Tuesday, January 10, 2012

Lots of Bread


My house smells so good. There’s nothing like the smell of baking bread. Even if you don’t want to eat the bread, it’s worth baking it just so you can experience the aroma.
I’m testing recipes for my cookbook and my daughter Liz is coming in from California tomorrow morning: two perfect excuses to bake bread, lots of it.
The braided challah really does taste as good as it looks and Liz has already made me promise to make challah French toast. She asked me to text her some pictures of the bread so she could tantalize her friends. I think my children’s friends were able to smell the French toast from across town. Somehow, when I was frying the French toast, kids just started showing up.
That’s the way it was when we lived in our big old house with its commercial range: kids just showed up. Sometimes they stayed for dinner and sometimes they stayed overnight. When we were doing construction on our house, the contractor asked how many children we had. “Every day the total is different,” he said, “and where do they all come from?”
Food was always the centerpiece of our lives. We tried to have dinner together most nights--dinner provided a forum for communication. Every night we had school reports: the kids told us what they had done that day. The reports were graded, but I don’t remember how old they were when they figured out that everyone got the same grade.
Dinner may be the twenty first century’s missing link. Even if the family eats together, kids come to the table with their cell phones, video games, and ipods. I might have been mean with all my rules, but our dinners proceeded without interruption: no phones, no TV, no leaving the table until everyone was finished eating. And everyone was expected to come to dinner when called.

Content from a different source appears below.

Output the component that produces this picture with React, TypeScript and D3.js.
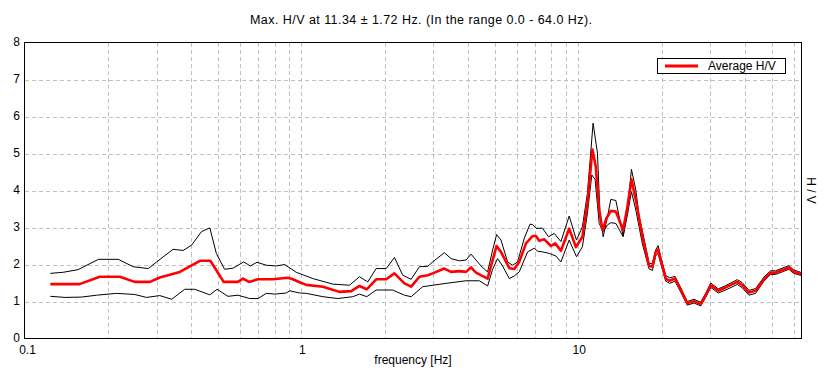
import React from "react";
import * as d3 from "d3";

const title = "Max. H/V at 11.34 ± 1.72 Hz. (In the range 0.0 - 64.0 Hz).";
const xLabel = "frequency [Hz]";
const yLabel = "H / V";
const legendLabel = "Average H/V";

const xTickLabels = [0.1, 1, 10];
const xGridValues = [0.2, 0.3, 0.4, 0.5, 0.6, 0.7, 0.8, 0.9, 1, 2, 3, 4, 5, 6, 7, 8, 9, 10, 20, 30, 40, 50, 60];
const yTicks = [0, 1, 2, 3, 4, 5, 6, 7, 8];

const upperFreq = [0.124,0.138,0.156,0.185,0.218,0.247,0.280,0.300,0.344,0.374,0.401,0.436,0.467,0.493,0.528,0.566,0.619,0.654,0.691,0.747,0.812,0.870,0.958,1.100,1.299,1.492,1.621,1.736,1.863,2.024,2.168,2.323,2.491,2.669,2.859,2.980,3.283,3.472,3.720,3.932,4.099,4.272,4.453,4.705,4.905,5.070,5.259,5.555,5.790,6.035,6.384,6.692,6.838,7.033,7.430,7.808,8.186,8.655,9.273,9.851,10.35,10.79,11.31,11.73,11.96,12.30,12.75,13.11,13.67,14.52,15.05,15.56,16.14,16.59,17.05,18.02,18.52,19.05,19.42,19.86,20.70,21.39,22.36,23.45,24.76,26.18,27.68,28.85,30.08,32.04,34.07,37.51,39.10,41.33,43.70,46.82,49.49,51.60,54.50,57.63,60.06,64.0];
const upperHV = [1.76,1.79,1.86,2.14,2.14,1.94,1.89,2.07,2.41,2.38,2.52,2.89,2.99,2.30,1.87,1.90,2.07,1.96,2.06,1.98,1.96,2.00,1.79,1.62,1.47,1.44,1.67,1.53,1.89,1.89,2.19,1.71,1.60,1.94,1.95,2.07,2.32,2.16,2.10,2.12,2.28,2.12,1.96,1.80,2.39,2.81,2.66,2.07,1.98,2.07,2.71,3.09,3.08,2.98,2.98,2.75,2.84,2.62,3.31,2.66,3.02,3.92,5.82,5.01,3.47,2.75,3.29,3.76,3.73,2.77,3.47,4.57,4.01,3.29,2.90,2.03,2.02,2.40,2.51,2.20,1.70,1.64,1.68,1.37,1.00,1.06,0.98,1.22,1.50,1.34,1.43,1.59,1.51,1.30,1.35,1.66,1.83,1.83,1.90,1.97,1.85,1.78];

const meanFreq = [0.124,0.158,0.187,0.221,0.250,0.284,0.308,0.364,0.430,0.469,0.524,0.590,0.615,0.647,0.697,0.789,0.894,0.932,0.985,1.042,1.196,1.373,1.514,1.621,1.722,1.863,2.024,2.168,2.356,2.491,2.669,2.859,2.980,3.283,3.472,3.720,3.932,4.099,4.272,4.705,4.905,5.070,5.259,5.635,5.872,6.120,6.474,6.838,7.033,7.228,7.536,7.965,8.254,8.655,9.273,9.802,10.35,10.79,11.25,11.57,11.90,12.23,12.64,13.11,13.67,14.52,15.05,15.56,16.14,17.05,18.02,18.52,19.05,19.42,19.86,20.70,21.39,22.36,23.45,24.76,26.18,27.68,28.85,30.08,32.04,34.07,37.51,39.10,41.33,43.70,46.82,49.49,51.60,54.50,57.63,60.06,64.0];
const meanHV = [1.47,1.47,1.67,1.67,1.53,1.53,1.65,1.80,2.10,2.10,1.53,1.53,1.62,1.53,1.60,1.60,1.64,1.60,1.52,1.45,1.40,1.26,1.28,1.42,1.33,1.60,1.60,1.76,1.49,1.40,1.67,1.71,1.76,1.89,1.80,1.82,1.80,1.92,1.78,1.62,2.12,2.50,2.34,1.90,1.88,2.07,2.57,2.77,2.77,2.64,2.68,2.50,2.57,2.37,2.97,2.47,2.75,3.65,5.11,4.64,3.47,2.93,3.25,3.45,3.43,2.93,3.56,4.30,3.74,2.75,1.96,1.94,2.34,2.41,2.12,1.62,1.56,1.62,1.31,0.95,1.01,0.93,1.17,1.44,1.29,1.38,1.53,1.44,1.24,1.29,1.60,1.78,1.78,1.85,1.92,1.80,1.74];

const lowerFreq = [0.124,0.140,0.161,0.182,0.215,0.250,0.276,0.308,0.340,0.379,0.412,0.467,0.496,0.543,0.590,0.651,0.697,0.747,0.801,0.882,0.907,0.985,1.042,1.196,1.354,1.533,1.621,1.722,1.863,2.138,2.356,2.491,2.743,3.330,3.932,4.391,4.705,4.905,5.112,5.329,5.635,5.872,6.120,6.560,6.934,7.127,7.430,7.854,8.302,8.655,9.273,9.851,10.35,10.79,11.19,11.50,11.90,12.30,12.75,13.11,13.67,14.52,15.05,15.56,16.14,17.05,18.02,18.52,19.05,19.42,19.86,20.70,21.39,22.36,23.45,24.76,26.18,27.68,28.85,30.08,32.04,34.07,37.51,39.10,41.33,43.70,46.82,49.49,51.60,54.50,57.63,60.06,64.0];
const lowerHV = [1.14,1.11,1.12,1.17,1.22,1.19,1.11,1.16,1.06,1.33,1.33,1.18,1.33,1.14,1.17,1.08,1.08,1.22,1.20,1.23,1.29,1.23,1.22,1.13,1.08,1.13,1.20,1.13,1.31,1.31,1.17,1.13,1.40,1.49,1.56,1.56,1.42,1.87,2.16,1.96,1.62,1.69,1.80,2.34,2.44,2.36,2.34,2.30,2.23,2.07,2.66,2.21,2.48,3.38,4.42,4.30,3.11,2.89,3.07,3.13,3.11,2.75,3.34,3.97,3.47,2.55,1.88,1.84,2.24,2.30,2.02,1.55,1.49,1.55,1.25,0.90,0.96,0.88,1.11,1.38,1.23,1.31,1.46,1.37,1.17,1.22,1.55,1.73,1.73,1.80,1.87,1.76,1.70];

const W = 826;
const H = 381;
const L = 24.5, R = 801.5, T = 42.5, B = 338.5;
const FONT = "'Liberation Sans', Arial, sans-serif";

function zip(f: number[], v: number[]): [number, number][] {
  const n = Math.min(f.length, v.length);
  const out: [number, number][] = [];
  for (let i = 0; i < n; i++) out.push([f[i], v[i]]);
  return out;
}

export default function App() {
  const x = d3.scaleLog().domain([0.1, 64]).range([L, R]);
  const y = d3.scaleLinear().domain([0, 8]).range([B, T]);
  const line = d3.line<[number, number]>().x((d) => x(d[0])).y((d) => y(d[1]));

  const upper = line(zip(upperFreq, upperHV)) || "";
  const lower = line(zip(lowerFreq, lowerHV)) || "";
  const mean = line(zip(meanFreq, meanHV)) || "";

  const gridColor = "#c0c0c0";

  return (
    <svg
      width={W}
      height={H}
      style={{ position: "absolute", left: 0, top: 0, background: "#fff" }}
      fontFamily={FONT}
    >
      <rect x={0} y={0} width={W} height={H} fill="#fff" />
      <defs>
        <clipPath id="plotClip">
          <rect x={L} y={T} width={R - L} height={B - T} />
        </clipPath>
      </defs>
      <g shapeRendering="crispEdges" stroke={gridColor} strokeWidth={1} strokeDasharray="4,3">
        {xGridValues.map((v) => {
          const px = Math.round(x(v)) + 0.5;
          return <line key={"gx" + v} x1={px} x2={px} y1={T} y2={B} />;
        })}
        {yTicks.filter((v) => v > 0 && v < 8).map((v) => {
          const py = Math.round(y(v)) + 0.5;
          return <line key={"gy" + v} x1={L} x2={R} y1={py} y2={py} />;
        })}
      </g>
      <g clipPath="url(#plotClip)" fill="none">
        <path d={upper} stroke="#000" strokeWidth={1} />
        <path d={lower} stroke="#000" strokeWidth={1} />
        <path d={mean} stroke="#ff0000" strokeWidth={2.6} strokeLinejoin="round" />
      </g>
      <rect x={L} y={T} width={R - L} height={B - T} fill="none" stroke="#000" strokeWidth={1} shapeRendering="crispEdges" />
      <g fontSize={12} fill="#000" textAnchor="end">
        {yTicks.map((v) => (
          <text key={"yt" + v} x={20} y={y(v) + 3.5}>{v}</text>
        ))}
      </g>
      <g fontSize={12} fill="#000" textAnchor="middle">
        {xTickLabels.map((v, i) => (
          <text key={"xt" + v} x={x(v) + (i === 0 ? 3 : 1)} y={354}>{String(v)}</text>
        ))}
      </g>
      <text x={413} y={364} fontSize={12} textAnchor="middle" fill="#000">{xLabel}</text>
      <text x={421} y={24} fontSize={12.5} textAnchor="middle" fill="#000" textLength={342} lengthAdjust="spacing">{title}</text>
      <text
        transform={`translate(807, ${(T + B) / 2}) rotate(90)`}
        fontSize={12}
        textAnchor="middle"
        fill="#000"
      >
        {yLabel}
      </text>
      <g>
        <rect x={657.5} y={58.5} width={128} height={15} fill="#fff" stroke="#000" strokeWidth={1} shapeRendering="crispEdges" />
        <line x1={665} x2={698} y1={66} y2={66} stroke="#ff0000" strokeWidth={3} />
        <text x={708} y={70} fontSize={12} fill="#000">{legendLabel}</text>
      </g>
    </svg>
  );
}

We started eating regardless of the attendance tally and sometimes the tardy kid didn’t find much food left. Hunger is a good teacher; no one came late more than a few times.
Now I’m working on a cookbook that will include food for everyone, including the dogs. My children are grown and have homes of their own, but they still remember the busy dinners at our house and I know they can smell the bread. Let cooking for the dogs and baking dog biscuits awaken your family to the fun you can have cooking and eating together, dogs included.